§ **WHAT NEEDS TO BE DONE**
Only the pictures are omitted; repeat all other data exactly.

** start DATASET SECTION **

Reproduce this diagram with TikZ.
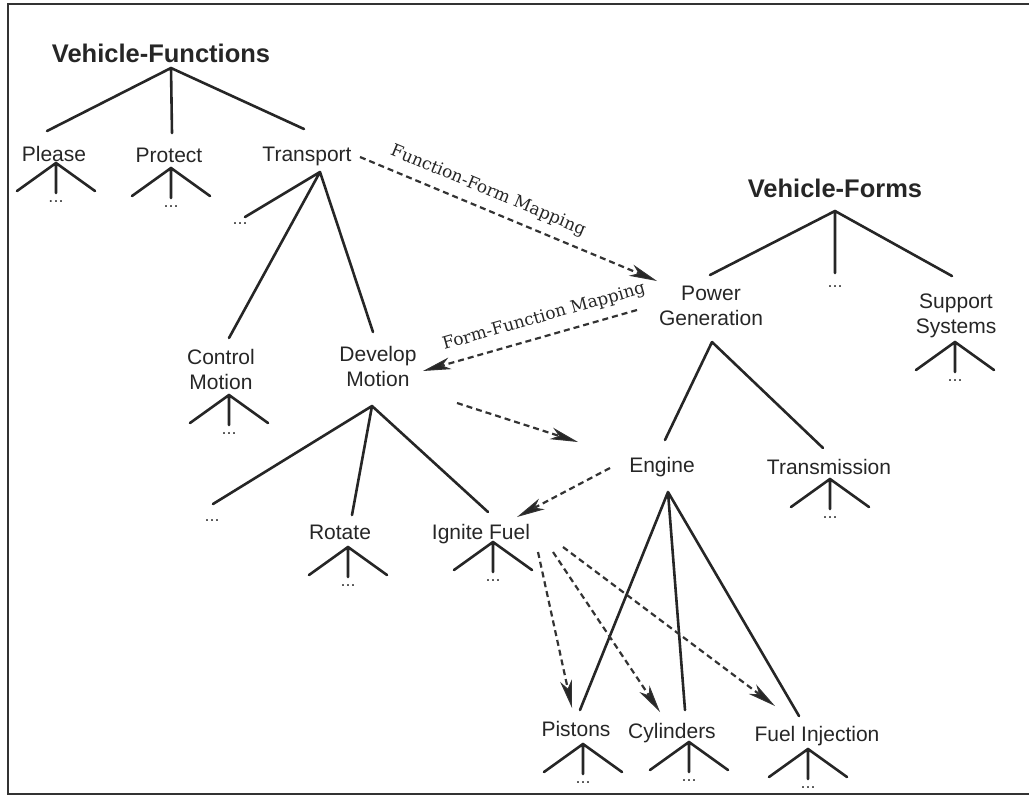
\documentclass[tikz,border=0pt]{standalone}
\usepackage{fontspec}
\setmainfont{Liberation Sans}
\newfontfamily\mapfont{DejaVu Serif}
\usetikzlibrary{arrows.meta}
\begin{document}
\begin{tikzpicture}[x=1pt,y=-1pt,
  tree/.style={line width=2.6pt, line cap=round, draw=black!85},
  lbl/.style={font=\fontsize{21}{25}\selectfont, inner sep=0pt, text=black!85},
  ttl/.style={font=\bfseries\fontsize{25.5}{28}\selectfont, inner sep=0pt, text=black!85},
  dots/.style={font=\fontsize{18}{20}\selectfont, inner sep=0pt, anchor=base, text=black!75},
  map/.style={line width=2.2pt, draw=black!80, dash pattern=on 6pt off 4pt,
    -{Stealth[length=28pt,width=12pt,inset=8pt,fill=black!85,line width=1pt]}},
  maplbl/.style={font=\mapfont\fontsize{17}{19}\selectfont, inner sep=0pt, text=black!85},
  legs/.pic={
    \draw[tree] (0,0) -- (-39,28) (0,0) -- (0,30) (0,0) -- (39,28);
    \node[dots] at (0,39.5) {...};
  }
]
\useasboundingbox (0,0) rectangle (1029,796);

% frame (open on the right)
\draw[line width=2.4pt, draw=black!80] (1029,4) -- (8,4) -- (8,794) -- (1029,794);

% ---------------- function hierarchy ----------------
\node[ttl, anchor=base] (vfun) at (161,62) {Vehicle-Functions};
\node[lbl, anchor=base] (please) at (54,161.5) {Please};
\node[lbl, anchor=base] (protect) at (169,162.5) {Protect};
\node[lbl, anchor=base] (transport) at (307,161.5) {Transport};
\node[dots] (tr-more) at (240,224) {...};
\node[lbl, align=center] (control) at (221,369.5) {Control\\Motion};
\node[lbl, align=center] (develop) at (378,366.5) {Develop\\Motion};
\node[dots] (dm-more) at (212,521) {...};
\node[lbl, anchor=base] (rotate) at (340,539.5) {Rotate};
\node[lbl, anchor=base] (ignite) at (481,539.5) {Ignite Fuel};

\coordinate (vfun-b) at (171,68);
\coordinate (please-t) at (47,131);
\coordinate (protect-t) at (172,133);
\coordinate (transport-t) at (304,129);
\draw[tree] (vfun-b) -- (please-t) (vfun-b) -- (protect-t) (vfun-b) -- (transport-t);

\coordinate (transport-b) at (320,172);
\coordinate (tr-more-t) at (245,217);
\coordinate (control-t) at (229,338);
\coordinate (develop-t) at (373,332);
\draw[tree] (transport-b) -- (tr-more-t) (transport-b) -- (control-t) (transport-b) -- (develop-t);

\coordinate (develop-b) at (372,406);
\coordinate (dm-more-t) at (213,504);
\coordinate (rotate-t) at (352,515);
\coordinate (ignite-t) at (488,512);
\draw[tree] (develop-b) -- (dm-more-t) (develop-b) -- (rotate-t) (develop-b) -- (ignite-t);

\pic at (56,163) {legs};
\pic at (171,168) {legs};
\pic at (229,395) {legs};
\pic at (348,547) {legs};
\pic at (493,542) {legs};

% ---------------- form hierarchy ----------------
\node[ttl, anchor=base] (vform) at (835,197.5) {Vehicle-Forms};
\node[lbl, align=center] (power) at (711,306) {Power\\Generation};
\node[dots] (vf-more) at (835,287) {...};
\node[lbl, align=center] (support) at (956,315.5) {Support\\Systems};
\node[lbl, anchor=base] (engine) at (662,472.5) {Engine};
\node[lbl, anchor=base] (trans) at (829,474.5) {Transmission};
\node[lbl, anchor=base] (pistons) at (576,736.5) {Pistons};
\node[lbl, anchor=base] (cyl) at (672,738.5) {Cylinders};
\node[lbl, anchor=base] (fuelinj) at (817,741.5) {Fuel Injection};

\coordinate (vform-b) at (835,211);
\coordinate (power-t) at (710,275);
\coordinate (vf-more-t) at (835,273);
\coordinate (support-t) at (952,276);
\draw[tree] (vform-b) -- (power-t) (vform-b) -- (vf-more-t) (vform-b) -- (support-t);

\coordinate (power-b) at (712,342);
\coordinate (engine-t) at (665,440);
\coordinate (trans-t) at (823,448);
\draw[tree] (power-b) -- (engine-t) (power-b) -- (trans-t);

\coordinate (engine-b) at (668,492);
\coordinate (pistons-t) at (580,710);
\coordinate (cyl-t) at (685,710);
\coordinate (fuelinj-t) at (799,716);
\draw[tree] (engine-b) -- (pistons-t) (engine-b) -- (cyl-t) (engine-b) -- (fuelinj-t);

\pic at (955,342) {legs};
\pic at (830,479) {legs};
\pic at (583,744) {legs};
\pic at (689,742) {legs};
\pic at (808,749) {legs};

% ---------------- mappings between the hierarchies ----------------
\coordinate (transport-o) at (360,157);
\coordinate (power-i) at (657,281);
\coordinate (power-o) at (637,310);
\coordinate (develop-i) at (423,371);
\coordinate (develop-o) at (457,403);
\coordinate (engine-i) at (578,442);
\coordinate (engine-o) at (610,468);
\coordinate (ignite-i) at (517,517);
\coordinate (ignite-o1) at (538,552);
\coordinate (ignite-o2) at (553,552);
\coordinate (ignite-o3) at (563,547);
\coordinate (pistons-i) at (572,708);
\coordinate (cyl-i) at (660,712);
\coordinate (fuelinj-i) at (775,706);

\draw[map] (transport-o) -- (power-i);
\node[maplbl, rotate=-22.7] (ffm) at (488,191) {Function-Form Mapping};
\draw[map] (power-o) -- (develop-i);
\node[maplbl, rotate=15.8] (fgm) at (544,317) {Form-Function Mapping};
\draw[map] (develop-o) -- (engine-i);
\draw[map] (engine-o) -- (ignite-i);
\draw[map] (ignite-o1) -- (pistons-i);
\draw[map] (ignite-o2) -- (cyl-i);
\draw[map] (ignite-o3) -- (fuelinj-i);
\end{tikzpicture}
\end{document}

** end DATASET SECTION **

§ **CORRECT RESPONSE**
Reproduce this diagram with TikZ.
\documentclass[tikz,border=0pt]{standalone}
\usepackage{fontspec}
\setmainfont{Liberation Sans}
\newfontfamily\mapfont{DejaVu Serif}
\usetikzlibrary{arrows.meta}
\begin{document}
\begin{tikzpicture}[x=1pt,y=-1pt,
  tree/.style={line width=2.6pt, line cap=round, draw=black!85},
  lbl/.style={font=\fontsize{21}{25}\selectfont, inner sep=0pt, text=black!85},
  ttl/.style={font=\bfseries\fontsize{25.5}{28}\selectfont, inner sep=0pt, text=black!85},
  dots/.style={font=\fontsize{18}{20}\selectfont, inner sep=0pt, anchor=base, text=black!75},
  map/.style={line width=2.2pt, draw=black!80, dash pattern=on 6pt off 4pt,
    -{Stealth[length=28pt,width=12pt,inset=8pt,fill=black!85,line width=1pt]}},
  maplbl/.style={font=\mapfont\fontsize{17}{19}\selectfont, inner sep=0pt, text=black!85},
  legs/.pic={
    \draw[tree] (0,0) -- (-39,28) (0,0) -- (0,30) (0,0) -- (39,28);
    \node[dots] at (0,39.5) {...};
  }
]
\useasboundingbox (0,0) rectangle (1029,796);

% frame (open on the right)
\draw[line width=2.4pt, draw=black!80] (1029,4) -- (8,4) -- (8,794) -- (1029,794);

% ---------------- function hierarchy ----------------
\node[ttl, anchor=base] (vfun) at (161,62) {Vehicle-Functions};
\node[lbl, anchor=base] (please) at (54,161.5) {Please};
\node[lbl, anchor=base] (protect) at (169,162.5) {Protect};
\node[lbl, anchor=base] (transport) at (307,161.5) {Transport};
\node[dots] (tr-more) at (240,224) {...};
\node[lbl, align=center] (control) at (221,369.5) {Control\\Motion};
\node[lbl, align=center] (develop) at (378,366.5) {Develop\\Motion};
\node[dots] (dm-more) at (212,521) {...};
\node[lbl, anchor=base] (rotate) at (340,539.5) {Rotate};
\node[lbl, anchor=base] (ignite) at (481,539.5) {Ignite Fuel};

\coordinate (vfun-b) at (171,68);
\coordinate (please-t) at (47,131);
\coordinate (protect-t) at (172,133);
\coordinate (transport-t) at (304,129);
\draw[tree] (vfun-b) -- (please-t) (vfun-b) -- (protect-t) (vfun-b) -- (transport-t);

\coordinate (transport-b) at (320,172);
\coordinate (tr-more-t) at (245,217);
\coordinate (control-t) at (229,338);
\coordinate (develop-t) at (373,332);
\draw[tree] (transport-b) -- (tr-more-t) (transport-b) -- (control-t) (transport-b) -- (develop-t);

\coordinate (develop-b) at (372,406);
\coordinate (dm-more-t) at (213,504);
\coordinate (rotate-t) at (352,515);
\coordinate (ignite-t) at (488,512);
\draw[tree] (develop-b) -- (dm-more-t) (develop-b) -- (rotate-t) (develop-b) -- (ignite-t);

\pic at (56,163) {legs};
\pic at (171,168) {legs};
\pic at (229,395) {legs};
\pic at (348,547) {legs};
\pic at (493,542) {legs};

% ---------------- form hierarchy ----------------
\node[ttl, anchor=base] (vform) at (835,197.5) {Vehicle-Forms};
\node[lbl, align=center] (power) at (711,306) {Power\\Generation};
\node[dots] (vf-more) at (835,287) {...};
\node[lbl, align=center] (support) at (956,315.5) {Support\\Systems};
\node[lbl, anchor=base] (engine) at (662,472.5) {Engine};
\node[lbl, anchor=base] (trans) at (829,474.5) {Transmission};
\node[lbl, anchor=base] (pistons) at (576,736.5) {Pistons};
\node[lbl, anchor=base] (cyl) at (672,738.5) {Cylinders};
\node[lbl, anchor=base] (fuelinj) at (817,741.5) {Fuel Injection};

\coordinate (vform-b) at (835,211);
\coordinate (power-t) at (710,275);
\coordinate (vf-more-t) at (835,273);
\coordinate (support-t) at (952,276);
\draw[tree] (vform-b) -- (power-t) (vform-b) -- (vf-more-t) (vform-b) -- (support-t);

\coordinate (power-b) at (712,342);
\coordinate (engine-t) at (665,440);
\coordinate (trans-t) at (823,448);
\draw[tree] (power-b) -- (engine-t) (power-b) -- (trans-t);

\coordinate (engine-b) at (668,492);
\coordinate (pistons-t) at (580,710);
\coordinate (cyl-t) at (685,710);
\coordinate (fuelinj-t) at (799,716);
\draw[tree] (engine-b) -- (pistons-t) (engine-b) -- (cyl-t) (engine-b) -- (fuelinj-t);

\pic at (955,342) {legs};
\pic at (830,479) {legs};
\pic at (583,744) {legs};
\pic at (689,742) {legs};
\pic at (808,749) {legs};

% ---------------- mappings between the hierarchies ----------------
\coordinate (transport-o) at (360,157);
\coordinate (power-i) at (657,281);
\coordinate (power-o) at (637,310);
\coordinate (develop-i) at (423,371);
\coordinate (develop-o) at (457,403);
\coordinate (engine-i) at (578,442);
\coordinate (engine-o) at (610,468);
\coordinate (ignite-i) at (517,517);
\coordinate (ignite-o1) at (538,552);
\coordinate (ignite-o2) at (553,552);
\coordinate (ignite-o3) at (563,547);
\coordinate (pistons-i) at (572,708);
\coordinate (cyl-i) at (660,712);
\coordinate (fuelinj-i) at (775,706);

\draw[map] (transport-o) -- (power-i);
\node[maplbl, rotate=-22.7] (ffm) at (488,191) {Function-Form Mapping};
\draw[map] (power-o) -- (develop-i);
\node[maplbl, rotate=15.8] (fgm) at (544,317) {Form-Function Mapping};
\draw[map] (develop-o) -- (engine-i);
\draw[map] (engine-o) -- (ignite-i);
\draw[map] (ignite-o1) -- (pistons-i);
\draw[map] (ignite-o2) -- (cyl-i);
\draw[map] (ignite-o3) -- (fuelinj-i);
\end{tikzpicture}
\end{document}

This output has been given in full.